Monday, September 20, 2010

I am tired of being superwoman.

This is by far the most run down I have ever been. It is pretty awful. The good news is that my knee feels better, but between the cold and way too many busy weekends (especially this one--I did not even make it to the grocery store) I am physically at my limit. I think that my body is revolting. It has just had enough. I just need some rest and a break. Summer cold are always the worst they say. This one has been bad and weird. It has gone through cycles. A few times I even thought it was over. Not so much. I feel better today, but I wonder if tomorrow I will feel more ill again. I never know. I am hoping to make it to the gym tomorrow. My test walk with my daughter this past weekend was nice. I really enjoyed taking her with me on my walk. I did miss having some alone time. Come to think of it...the only alone time I have had in the last 8 days has been in the car going to work, to the bank for work, to a store during lunch, the 20 minutes I get once I get home after to work where I am running around cooking dinner or going home.
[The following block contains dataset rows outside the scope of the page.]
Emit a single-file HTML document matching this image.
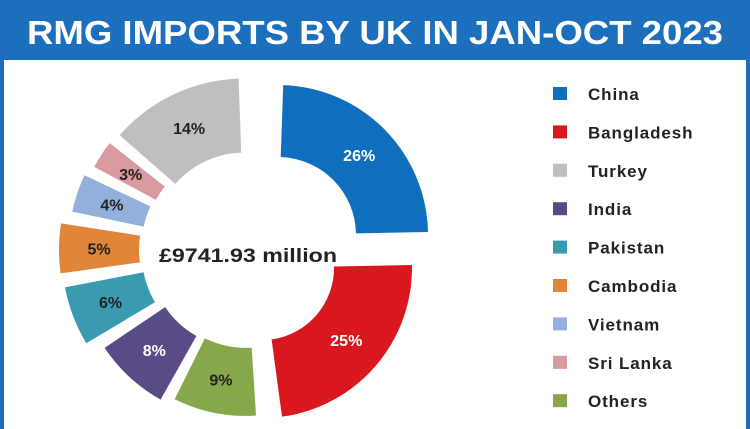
<!DOCTYPE html>
<html><head><meta charset="utf-8"><style>
html,body{margin:0;padding:0;background:#fff;}
svg{display:block;font-family:"Liberation Sans",sans-serif;}
</style></head><body>
<svg id="chart" width="750" height="429" viewBox="0 0 750 429">
<rect x="0" y="0" width="750" height="429" fill="#1b6fbd"/>
<rect x="4" y="60" width="742" height="369" fill="#ffffff"/>
<text x="375" y="44" text-anchor="middle" fill="#fff" font-size="33" font-weight="bold" textLength="696" lengthAdjust="spacingAndGlyphs">RMG IMPORTS BY UK IN JAN-OCT 2023</text>
<g id="slices"></g>
<text x="248" y="262" text-anchor="middle" fill="#222" font-size="19" font-weight="bold" textLength="178" lengthAdjust="spacingAndGlyphs">£9741.93 million</text>
<g id="legend"></g>
</svg>
<script>
const categories = ["China","Bangladesh","Others","India","Pakistan","Cambodia","Vietnam","Sri Lanka","Turkey"];
const values = [26,25,9,8,6,5,4,3,14];
const legendOrder = ["China","Bangladesh","Turkey","India","Pakistan","Cambodia","Vietnam","Sri Lanka","Others"];
const colors = {"China":"#0f6fbe","Bangladesh":"#d8171e","Others":"#86a84a","India":"#5a4a86","Pakistan":"#3a9bb0","Cambodia":"#e0853a","Vietnam":"#93b0dc","Sri Lanka":"#d99aa0","Turkey":"#bfbfbf"};
const labelColors = {"China":"#fff","Bangladesh":"#fff","India":"#fff"};
const gapsAfter = [0,4,3,3,3,3,3,3,4];
const explode = [0,0,6,8,14,16,14,12,6];
const shiftX = [28,12,-3,-3,-3,-3,-3,-3,-3];
const shiftY = [-15,18,0,0,0,0,0,0,0];
const innerR = [78,72,92,92,92,92,92,92,92];
const outerR = [150,150,160,165,172,172,165,162,166];
const NS="http://www.w3.org/2000/svg";
const cx=250, cy=250, startAngle=2;
function pt(a,r,ox,oy){const t=(a-90)*Math.PI/180;return [cx+ox+r*Math.cos(t), cy+oy+r*Math.sin(t)];}
const total = values.reduce((a,b)=>a+b,0);
const avail = 360 - gapsAfter.reduce((a,b)=>a+b,0);
function angleOf(v){return v/total*avail;}
const g=document.getElementById('slices');
let a=startAngle;
values.forEach((v,i)=>{
  const a0=a, a1=a+angleOf(v);
  const mid=(a0+a1)/2, mt=(mid-90)*Math.PI/180;
  const ox=explode[i]*Math.cos(mt)+shiftX[i], oy=explode[i]*Math.sin(mt)+shiftY[i];
  const R=outerR[i], rIn=innerR[i];
  const p1=pt(a0,R,ox,oy),p2=pt(a1,R,ox,oy),p3=pt(a1,rIn,ox,oy),p4=pt(a0,rIn,ox,oy);
  const large=(a1-a0)>180?1:0;
  const path=document.createElementNS(NS,'path');
  path.setAttribute('d',`M${p1[0]},${p1[1]} A${R},${R} 0 ${large} 1 ${p2[0]},${p2[1]} L${p3[0]},${p3[1]} A${rIn},${rIn} 0 ${large} 0 ${p4[0]},${p4[1]} Z`);
  path.setAttribute('fill',colors[categories[i]]);
  
  
  g.appendChild(path);
  const lp=pt(mid,(R+rIn)/2,ox,oy);
  const t=document.createElementNS(NS,'text');
  t.setAttribute('x',lp[0]);t.setAttribute('y',lp[1]+6);
  t.setAttribute('text-anchor','middle');t.setAttribute('font-size','16');t.setAttribute('font-weight','bold');
  t.setAttribute('fill',labelColors[categories[i]]||'#222');
  t.textContent=v+'%';
  
  
  g.appendChild(t);
  a=a1+gapsAfter[i];
});
const lg=document.getElementById('legend');
legendOrder.forEach((c,i)=>{
  const y=94+i*38.4;
  const r=document.createElementNS(NS,'rect');
  r.setAttribute('x',553);r.setAttribute('y',y-7);r.setAttribute('width',14);r.setAttribute('height',13);
  r.setAttribute('fill',colors[c]);
  
  
  lg.appendChild(r);
  const t=document.createElementNS(NS,'text');
  t.setAttribute('x',588);t.setAttribute('y',y+6);t.setAttribute('font-size','17');t.setAttribute('font-weight','bold');t.setAttribute('fill','#222');
  t.setAttribute('letter-spacing','0.9');
  t.textContent=c;
  
  
  lg.appendChild(t);
});
</script>
</body></html>
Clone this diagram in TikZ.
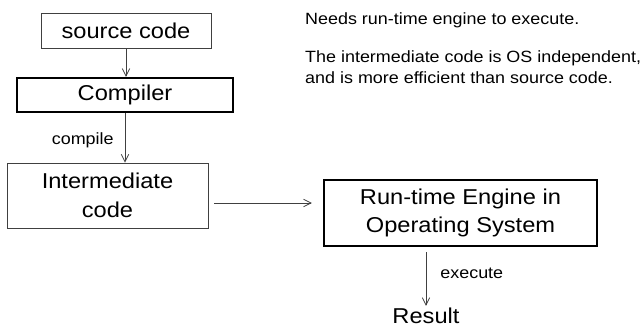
\documentclass[tikz,border=0pt]{standalone}
\usepackage{fontspec}
\setmainfont{Liberation Sans}[FakeStretch=1.1]
\usetikzlibrary{arrows.meta,positioning}

\begin{document}
\begin{tikzpicture}[
 x=1pt,y=-1pt,
 box/.style={draw=black!75,line width=0.9pt,align=center,inner sep=2pt,
              font=\fontsize{21.5}{28.5}\selectfont},
 boldbox/.style={box,draw=black,line width=2.4pt},
 note/.style={anchor=west,align=left,inner sep=0pt,
              font=\fontsize{16.3}{21}\selectfont},
 arrow/.style={-{Straight Barb[length=2.6mm,width=2.6mm]},draw=black!75,line width=0.8pt}
]
\useasboundingbox (0,0) rectangle (644,329);
\node[box,minimum width=170pt,minimum height=35pt] (src) at (126,30.5) {source code};
\node[boldbox,minimum width=216pt,minimum height=34pt] (comp) at (125,95) {Compiler};
\node[box,minimum width=201pt,minimum height=65pt] (inter) at (107.5,195.5) {Intermediate\\code};
\node[boldbox,minimum width=273pt,minimum height=66pt] (rt) at (460.5,213) {Run-time Engine in\\Operating System};
\node[font=\fontsize{21.5}{28.5}\selectfont,inner sep=2pt] (res) at (426,316) {Result};
\node[note] (needs) at (305,20) {Needs run-time engine to execute.};
\node[note] (indep) at (305,67.5) {The intermediate code is OS independent,\\and is more efficient than source code.};
\draw[arrow] (src.south) -- (src.south |- comp.north);
\draw[arrow] (comp.south) -- (comp.south |- inter.north)
  node[note,anchor=east,pos=0.55,xshift=-11pt] (compile) {compile};
\draw[arrow] ([xshift=6pt,yshift=-7.5pt]inter.east) -- ([xshift=-11pt,yshift=10pt]rt.west);
\draw[arrow,shorten <=5pt] (res.north |- rt.south) -- (res.north)
  node[note,pos=0.45,xshift=14pt] (exec) {execute};
\end{tikzpicture}
\end{document}
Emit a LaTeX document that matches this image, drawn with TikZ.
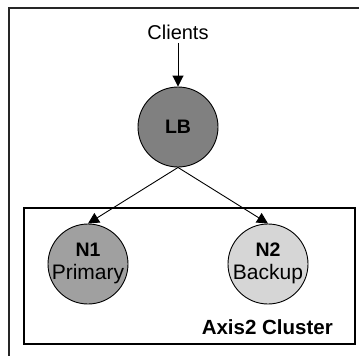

I guess I really need my am trips to the gym back and my am runs. I need that quiet peace. Lord knows that there has been no peace in this house in the last two months. We desperately need some peace.
Men make me laugh. How can a woman possibly feel amorous when she is completely run down. That is the irony of it. I told my husband this past weekend that he expects too much. I cannot do it all and then some. Doing it all is plenty enough I feel. Frankly, I am tired of being superwoman. I do not enjoy it. It is exhausting. Somethings gotta give....
I ran a little in the yard tonight chasing my son's baseball. My knee felt ok. It felt awkward. It did not hurt, though, so I am happy. Keep your fingers crossed it stays that way. I certainly am.